Rows from a dataset:
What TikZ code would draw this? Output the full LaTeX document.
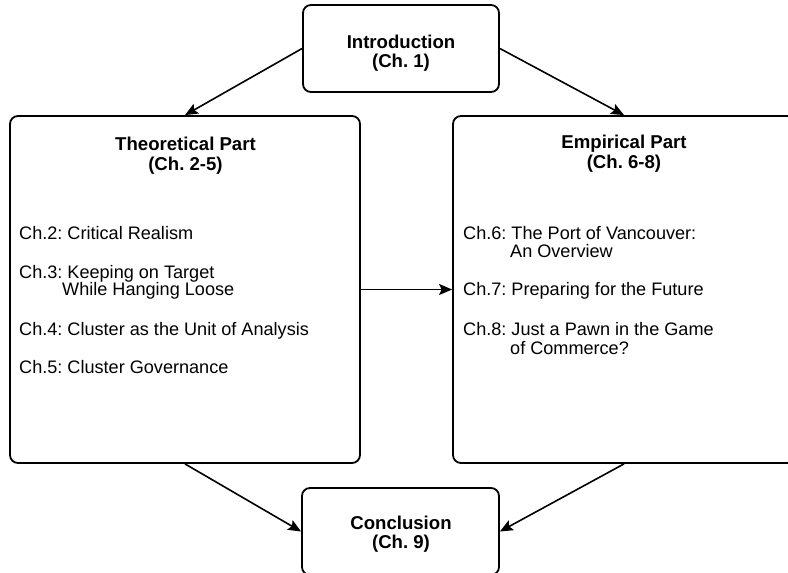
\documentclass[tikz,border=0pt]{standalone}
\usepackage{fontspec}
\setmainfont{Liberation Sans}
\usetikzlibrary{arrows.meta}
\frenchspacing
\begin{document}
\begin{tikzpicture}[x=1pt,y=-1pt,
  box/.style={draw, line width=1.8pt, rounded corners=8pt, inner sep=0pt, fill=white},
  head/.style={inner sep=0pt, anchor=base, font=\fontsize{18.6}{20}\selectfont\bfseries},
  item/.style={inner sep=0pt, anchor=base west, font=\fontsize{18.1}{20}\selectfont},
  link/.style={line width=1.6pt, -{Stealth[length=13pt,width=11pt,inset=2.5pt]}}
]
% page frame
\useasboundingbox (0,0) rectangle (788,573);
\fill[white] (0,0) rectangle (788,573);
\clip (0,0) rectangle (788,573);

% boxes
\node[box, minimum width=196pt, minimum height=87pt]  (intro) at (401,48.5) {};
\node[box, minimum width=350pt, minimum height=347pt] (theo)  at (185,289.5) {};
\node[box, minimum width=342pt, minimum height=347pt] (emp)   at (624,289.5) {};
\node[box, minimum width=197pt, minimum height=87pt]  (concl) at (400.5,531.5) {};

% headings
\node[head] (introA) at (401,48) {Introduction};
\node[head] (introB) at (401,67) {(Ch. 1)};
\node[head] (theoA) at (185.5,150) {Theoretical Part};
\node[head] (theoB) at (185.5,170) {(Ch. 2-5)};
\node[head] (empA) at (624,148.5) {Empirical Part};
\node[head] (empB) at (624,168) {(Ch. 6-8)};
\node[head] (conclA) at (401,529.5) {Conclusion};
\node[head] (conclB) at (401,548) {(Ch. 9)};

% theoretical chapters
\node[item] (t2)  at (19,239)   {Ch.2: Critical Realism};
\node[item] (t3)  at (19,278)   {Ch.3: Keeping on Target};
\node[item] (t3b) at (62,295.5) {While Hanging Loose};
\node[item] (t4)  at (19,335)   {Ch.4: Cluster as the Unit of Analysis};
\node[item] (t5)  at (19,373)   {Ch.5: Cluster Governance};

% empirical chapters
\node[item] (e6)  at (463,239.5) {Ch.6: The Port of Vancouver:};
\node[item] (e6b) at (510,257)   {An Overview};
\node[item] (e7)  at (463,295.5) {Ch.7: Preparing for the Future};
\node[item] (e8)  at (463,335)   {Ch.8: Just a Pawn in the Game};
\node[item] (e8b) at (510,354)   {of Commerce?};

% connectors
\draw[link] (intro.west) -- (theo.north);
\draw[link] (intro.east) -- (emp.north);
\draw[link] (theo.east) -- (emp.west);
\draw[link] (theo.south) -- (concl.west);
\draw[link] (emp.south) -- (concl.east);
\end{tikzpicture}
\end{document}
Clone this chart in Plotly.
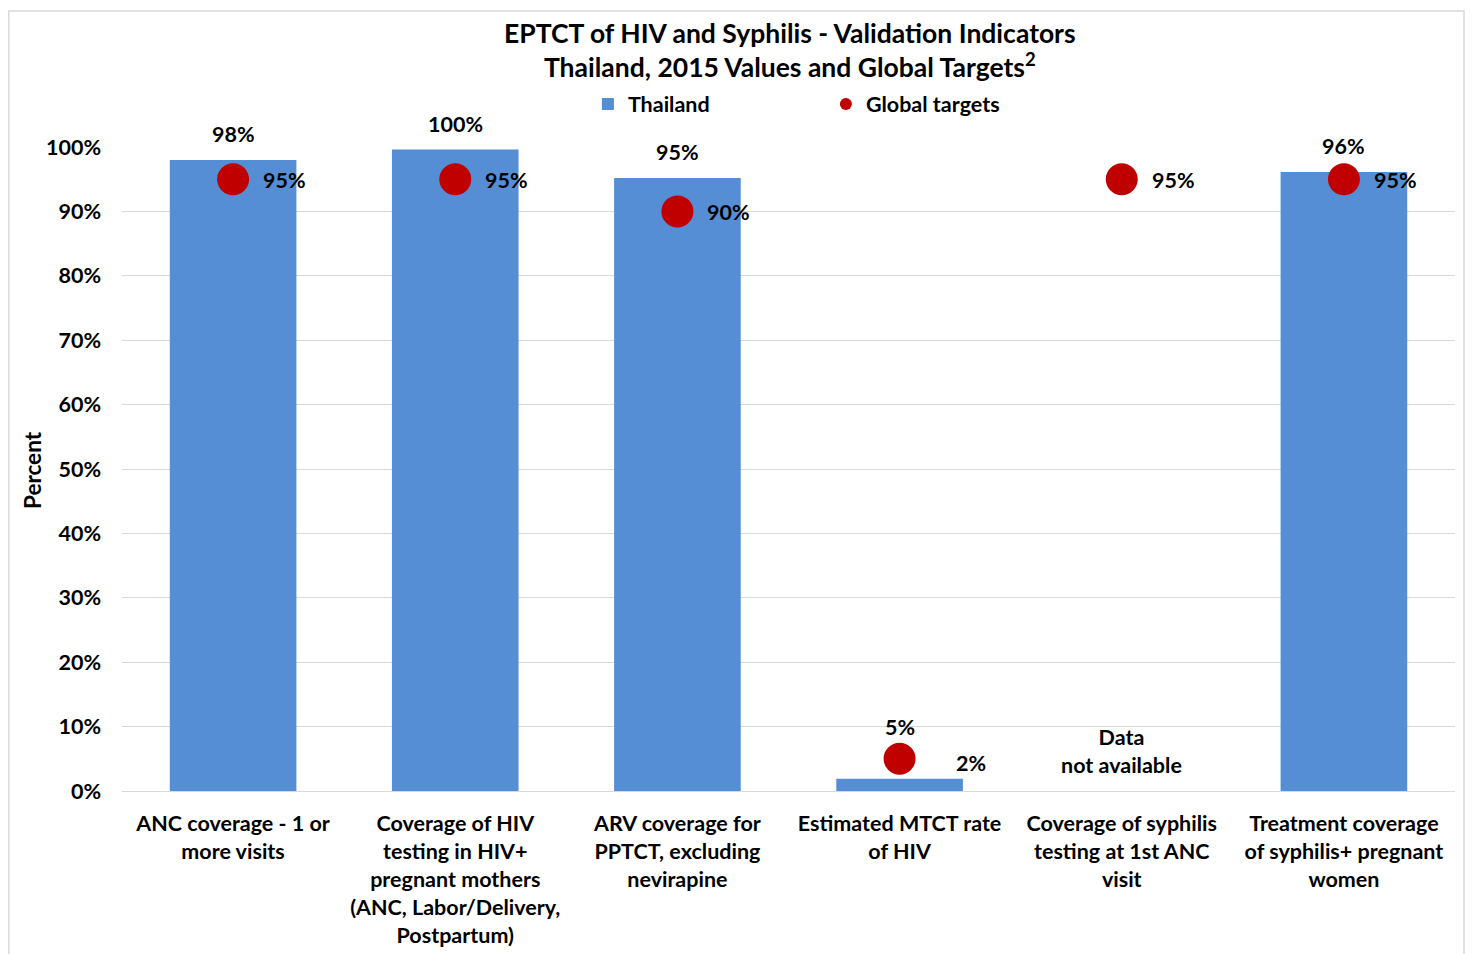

TASK GOAL:
From the entries above, copy every line that holds the word "draw".

TASK SOLUTION:
What TikZ code would draw this? Output the full LaTeX document.
  box/.style={draw, line width=1.8pt, rounded corners=8pt, inner sep=0pt, fill=white},
\draw[link] (intro.west) -- (theo.north);
\draw[link] (intro.east) -- (emp.north);
\draw[link] (theo.east) -- (emp.west);
\draw[link] (theo.south) -- (concl.west);
\draw[link] (emp.south) -- (concl.east);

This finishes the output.